_GIVEN DATA_
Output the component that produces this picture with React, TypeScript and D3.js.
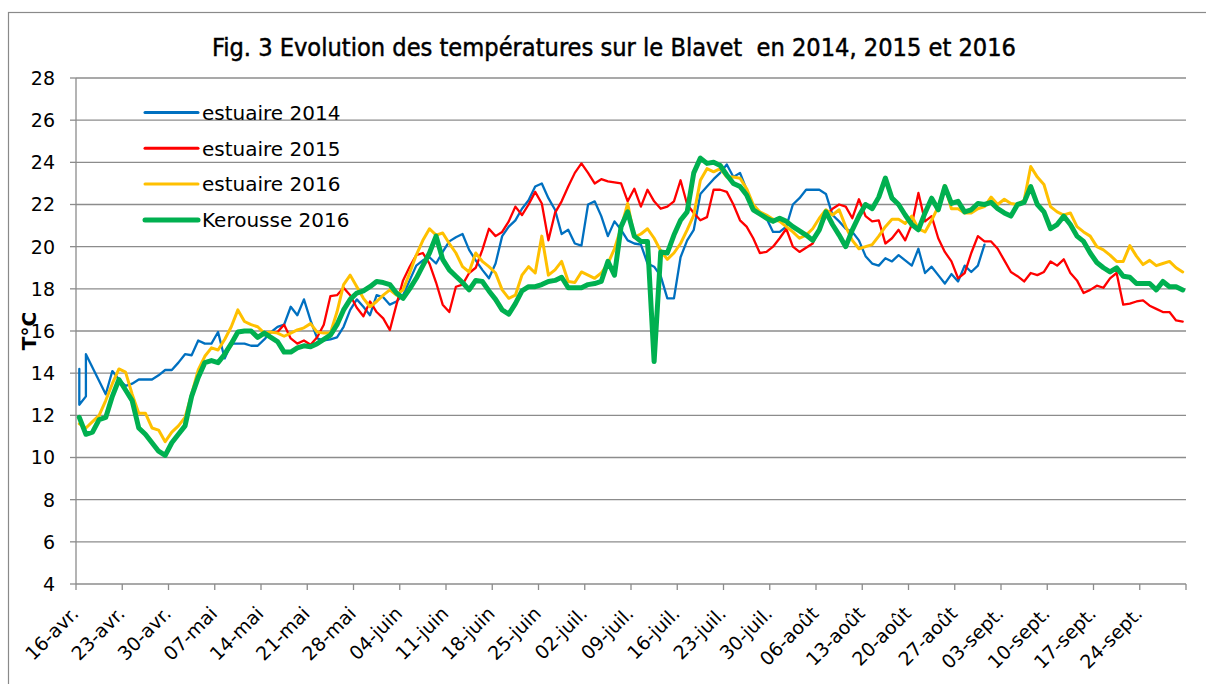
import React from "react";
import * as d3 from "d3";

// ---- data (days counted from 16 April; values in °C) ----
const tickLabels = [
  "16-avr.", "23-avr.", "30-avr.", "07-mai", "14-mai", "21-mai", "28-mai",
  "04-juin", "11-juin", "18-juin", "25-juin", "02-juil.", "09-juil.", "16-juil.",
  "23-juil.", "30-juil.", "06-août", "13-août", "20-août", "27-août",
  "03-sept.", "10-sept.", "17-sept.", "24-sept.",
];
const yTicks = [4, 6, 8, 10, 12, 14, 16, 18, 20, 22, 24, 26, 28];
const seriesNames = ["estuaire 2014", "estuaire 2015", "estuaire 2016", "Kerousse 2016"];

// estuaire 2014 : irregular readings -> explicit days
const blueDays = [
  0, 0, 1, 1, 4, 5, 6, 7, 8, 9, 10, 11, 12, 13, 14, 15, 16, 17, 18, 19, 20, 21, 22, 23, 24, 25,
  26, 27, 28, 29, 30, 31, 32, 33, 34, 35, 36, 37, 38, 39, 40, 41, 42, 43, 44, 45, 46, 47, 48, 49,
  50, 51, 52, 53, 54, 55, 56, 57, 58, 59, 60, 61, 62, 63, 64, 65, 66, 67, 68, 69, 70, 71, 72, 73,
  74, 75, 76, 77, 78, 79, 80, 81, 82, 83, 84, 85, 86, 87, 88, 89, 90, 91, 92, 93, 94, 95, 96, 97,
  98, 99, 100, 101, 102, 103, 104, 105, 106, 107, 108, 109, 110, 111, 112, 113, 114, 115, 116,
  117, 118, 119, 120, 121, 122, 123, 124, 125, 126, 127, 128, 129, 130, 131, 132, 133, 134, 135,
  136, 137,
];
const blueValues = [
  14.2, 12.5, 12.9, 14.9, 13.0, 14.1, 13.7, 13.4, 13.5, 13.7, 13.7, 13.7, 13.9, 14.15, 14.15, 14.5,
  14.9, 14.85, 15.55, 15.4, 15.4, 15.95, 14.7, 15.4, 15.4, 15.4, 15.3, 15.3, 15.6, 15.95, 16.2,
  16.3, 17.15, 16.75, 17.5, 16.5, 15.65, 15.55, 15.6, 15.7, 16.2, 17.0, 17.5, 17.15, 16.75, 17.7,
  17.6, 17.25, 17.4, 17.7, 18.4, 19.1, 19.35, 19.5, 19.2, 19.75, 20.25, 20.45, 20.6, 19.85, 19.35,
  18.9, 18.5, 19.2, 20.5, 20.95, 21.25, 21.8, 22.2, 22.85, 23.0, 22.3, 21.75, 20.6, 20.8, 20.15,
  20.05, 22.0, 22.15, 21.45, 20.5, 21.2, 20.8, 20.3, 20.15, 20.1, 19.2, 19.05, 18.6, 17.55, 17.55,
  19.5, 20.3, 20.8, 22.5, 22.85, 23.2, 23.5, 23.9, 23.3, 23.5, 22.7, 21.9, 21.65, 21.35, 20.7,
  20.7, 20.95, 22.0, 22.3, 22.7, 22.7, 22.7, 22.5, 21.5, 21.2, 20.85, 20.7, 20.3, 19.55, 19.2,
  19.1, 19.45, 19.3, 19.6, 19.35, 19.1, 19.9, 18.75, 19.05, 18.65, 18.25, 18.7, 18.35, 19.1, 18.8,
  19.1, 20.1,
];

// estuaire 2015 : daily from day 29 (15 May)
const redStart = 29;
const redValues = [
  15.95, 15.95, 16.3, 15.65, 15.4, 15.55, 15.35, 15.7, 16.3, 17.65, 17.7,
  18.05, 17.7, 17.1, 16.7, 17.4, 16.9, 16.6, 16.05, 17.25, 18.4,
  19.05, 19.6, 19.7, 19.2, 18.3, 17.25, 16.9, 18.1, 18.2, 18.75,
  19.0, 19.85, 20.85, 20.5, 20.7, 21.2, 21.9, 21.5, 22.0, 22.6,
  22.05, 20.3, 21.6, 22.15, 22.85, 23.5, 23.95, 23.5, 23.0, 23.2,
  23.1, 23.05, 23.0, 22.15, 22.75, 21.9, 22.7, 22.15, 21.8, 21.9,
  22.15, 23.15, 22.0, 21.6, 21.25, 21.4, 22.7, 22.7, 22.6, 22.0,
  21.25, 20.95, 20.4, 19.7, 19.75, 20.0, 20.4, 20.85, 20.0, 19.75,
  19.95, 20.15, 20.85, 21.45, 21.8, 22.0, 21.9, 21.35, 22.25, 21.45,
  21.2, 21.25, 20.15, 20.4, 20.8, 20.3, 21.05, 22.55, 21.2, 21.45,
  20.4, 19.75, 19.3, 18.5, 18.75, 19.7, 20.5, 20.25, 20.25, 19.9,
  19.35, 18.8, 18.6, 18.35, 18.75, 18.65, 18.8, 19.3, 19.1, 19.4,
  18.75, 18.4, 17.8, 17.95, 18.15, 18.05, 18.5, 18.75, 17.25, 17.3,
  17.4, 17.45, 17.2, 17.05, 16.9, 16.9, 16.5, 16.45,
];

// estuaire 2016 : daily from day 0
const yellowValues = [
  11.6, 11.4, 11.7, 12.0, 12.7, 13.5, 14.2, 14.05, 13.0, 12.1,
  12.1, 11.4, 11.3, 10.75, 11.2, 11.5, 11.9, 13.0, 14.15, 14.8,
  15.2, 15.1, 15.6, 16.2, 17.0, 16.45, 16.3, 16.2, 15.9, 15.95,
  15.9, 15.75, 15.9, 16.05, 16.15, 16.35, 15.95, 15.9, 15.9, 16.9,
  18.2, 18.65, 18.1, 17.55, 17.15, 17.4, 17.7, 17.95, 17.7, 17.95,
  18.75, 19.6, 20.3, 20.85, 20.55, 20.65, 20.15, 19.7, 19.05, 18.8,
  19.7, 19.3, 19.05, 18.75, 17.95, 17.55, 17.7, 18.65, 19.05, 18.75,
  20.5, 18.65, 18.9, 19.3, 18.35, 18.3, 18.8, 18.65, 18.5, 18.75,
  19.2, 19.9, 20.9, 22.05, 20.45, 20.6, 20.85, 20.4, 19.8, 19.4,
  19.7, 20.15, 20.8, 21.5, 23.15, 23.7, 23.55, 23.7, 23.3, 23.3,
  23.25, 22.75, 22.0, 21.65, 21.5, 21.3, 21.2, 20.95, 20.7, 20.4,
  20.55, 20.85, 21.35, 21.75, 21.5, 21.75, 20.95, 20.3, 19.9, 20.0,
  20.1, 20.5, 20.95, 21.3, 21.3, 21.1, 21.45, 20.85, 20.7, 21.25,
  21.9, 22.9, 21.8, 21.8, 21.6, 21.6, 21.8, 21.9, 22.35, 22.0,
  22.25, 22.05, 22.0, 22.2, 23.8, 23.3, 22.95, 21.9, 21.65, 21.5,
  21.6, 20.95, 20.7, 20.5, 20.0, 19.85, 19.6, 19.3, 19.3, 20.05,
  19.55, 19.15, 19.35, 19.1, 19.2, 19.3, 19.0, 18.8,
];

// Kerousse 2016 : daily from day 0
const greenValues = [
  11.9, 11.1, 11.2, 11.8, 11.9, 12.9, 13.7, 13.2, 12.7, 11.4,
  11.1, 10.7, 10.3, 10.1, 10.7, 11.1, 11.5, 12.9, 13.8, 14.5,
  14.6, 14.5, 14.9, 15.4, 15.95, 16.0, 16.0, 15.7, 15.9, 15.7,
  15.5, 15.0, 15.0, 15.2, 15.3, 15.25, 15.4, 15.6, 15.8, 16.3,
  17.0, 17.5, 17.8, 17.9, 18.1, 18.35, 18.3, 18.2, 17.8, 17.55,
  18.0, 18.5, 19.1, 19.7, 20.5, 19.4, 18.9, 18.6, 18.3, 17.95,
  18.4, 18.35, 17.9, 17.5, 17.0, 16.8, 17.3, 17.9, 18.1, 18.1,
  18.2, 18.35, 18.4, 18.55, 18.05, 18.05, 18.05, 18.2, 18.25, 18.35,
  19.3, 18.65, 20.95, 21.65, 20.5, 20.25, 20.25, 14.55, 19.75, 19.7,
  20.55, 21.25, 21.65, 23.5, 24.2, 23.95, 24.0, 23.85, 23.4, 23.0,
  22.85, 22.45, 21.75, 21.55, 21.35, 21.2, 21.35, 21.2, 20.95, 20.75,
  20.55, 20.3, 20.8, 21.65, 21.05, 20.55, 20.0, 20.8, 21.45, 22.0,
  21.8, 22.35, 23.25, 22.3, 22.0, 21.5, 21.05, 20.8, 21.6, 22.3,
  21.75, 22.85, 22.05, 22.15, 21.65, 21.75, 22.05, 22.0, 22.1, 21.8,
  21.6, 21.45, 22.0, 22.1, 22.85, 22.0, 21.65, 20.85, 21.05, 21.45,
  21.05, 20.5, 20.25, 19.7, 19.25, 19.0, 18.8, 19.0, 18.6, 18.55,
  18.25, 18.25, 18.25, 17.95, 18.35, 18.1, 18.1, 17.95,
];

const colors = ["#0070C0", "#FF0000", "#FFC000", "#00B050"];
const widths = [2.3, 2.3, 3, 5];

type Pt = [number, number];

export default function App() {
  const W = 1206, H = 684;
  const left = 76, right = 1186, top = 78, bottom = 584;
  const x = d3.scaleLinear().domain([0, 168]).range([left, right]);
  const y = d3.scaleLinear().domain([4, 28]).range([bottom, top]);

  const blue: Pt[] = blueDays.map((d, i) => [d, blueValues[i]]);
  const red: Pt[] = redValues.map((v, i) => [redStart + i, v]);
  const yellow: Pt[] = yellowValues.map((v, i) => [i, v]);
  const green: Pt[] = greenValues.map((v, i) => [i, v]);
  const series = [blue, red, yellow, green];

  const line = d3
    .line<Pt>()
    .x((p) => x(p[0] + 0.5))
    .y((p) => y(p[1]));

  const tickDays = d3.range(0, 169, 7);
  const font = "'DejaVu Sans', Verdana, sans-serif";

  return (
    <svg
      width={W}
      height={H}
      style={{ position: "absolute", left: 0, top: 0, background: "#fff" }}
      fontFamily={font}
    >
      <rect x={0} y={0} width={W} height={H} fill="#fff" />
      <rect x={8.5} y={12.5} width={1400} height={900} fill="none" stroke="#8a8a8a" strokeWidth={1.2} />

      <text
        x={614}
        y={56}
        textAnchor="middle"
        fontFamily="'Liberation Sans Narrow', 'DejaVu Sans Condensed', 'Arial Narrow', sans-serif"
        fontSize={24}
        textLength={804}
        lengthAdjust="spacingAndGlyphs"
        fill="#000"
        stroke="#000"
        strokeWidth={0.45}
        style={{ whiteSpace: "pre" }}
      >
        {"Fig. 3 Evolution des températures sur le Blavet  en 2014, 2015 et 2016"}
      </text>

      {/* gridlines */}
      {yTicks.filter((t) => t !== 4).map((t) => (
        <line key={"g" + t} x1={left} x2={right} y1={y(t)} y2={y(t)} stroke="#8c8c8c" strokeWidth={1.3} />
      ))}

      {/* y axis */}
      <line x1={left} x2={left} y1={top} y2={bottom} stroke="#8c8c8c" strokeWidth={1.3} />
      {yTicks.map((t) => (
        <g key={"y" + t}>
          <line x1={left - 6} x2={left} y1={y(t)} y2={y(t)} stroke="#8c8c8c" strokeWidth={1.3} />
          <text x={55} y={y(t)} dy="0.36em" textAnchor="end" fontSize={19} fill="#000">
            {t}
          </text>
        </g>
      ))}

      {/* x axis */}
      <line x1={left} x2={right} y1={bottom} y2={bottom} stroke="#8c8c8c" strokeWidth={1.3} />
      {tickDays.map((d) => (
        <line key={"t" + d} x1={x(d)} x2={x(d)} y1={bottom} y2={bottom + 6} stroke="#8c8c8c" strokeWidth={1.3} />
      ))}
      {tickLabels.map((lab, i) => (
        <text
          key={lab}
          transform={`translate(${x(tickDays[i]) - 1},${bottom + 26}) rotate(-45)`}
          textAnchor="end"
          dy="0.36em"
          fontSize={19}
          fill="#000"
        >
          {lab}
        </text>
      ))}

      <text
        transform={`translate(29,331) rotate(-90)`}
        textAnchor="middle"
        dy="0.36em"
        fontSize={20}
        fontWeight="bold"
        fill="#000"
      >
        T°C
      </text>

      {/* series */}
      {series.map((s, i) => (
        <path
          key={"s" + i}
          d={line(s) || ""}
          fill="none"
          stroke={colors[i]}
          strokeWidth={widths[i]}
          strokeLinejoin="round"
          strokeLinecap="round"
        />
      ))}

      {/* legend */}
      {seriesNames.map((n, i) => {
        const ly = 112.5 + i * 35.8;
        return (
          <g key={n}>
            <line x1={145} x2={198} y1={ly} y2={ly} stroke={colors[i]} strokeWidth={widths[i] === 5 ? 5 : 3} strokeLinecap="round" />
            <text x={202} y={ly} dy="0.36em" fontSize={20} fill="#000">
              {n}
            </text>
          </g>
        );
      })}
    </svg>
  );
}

_AIM OF THE EXERCISE_
Wherever the word "React" occurs in a line of the listing, copy that line.

_PROBLEM SOLUTION_
Output the component that produces this picture with React, TypeScript and D3.js.
import React from "react";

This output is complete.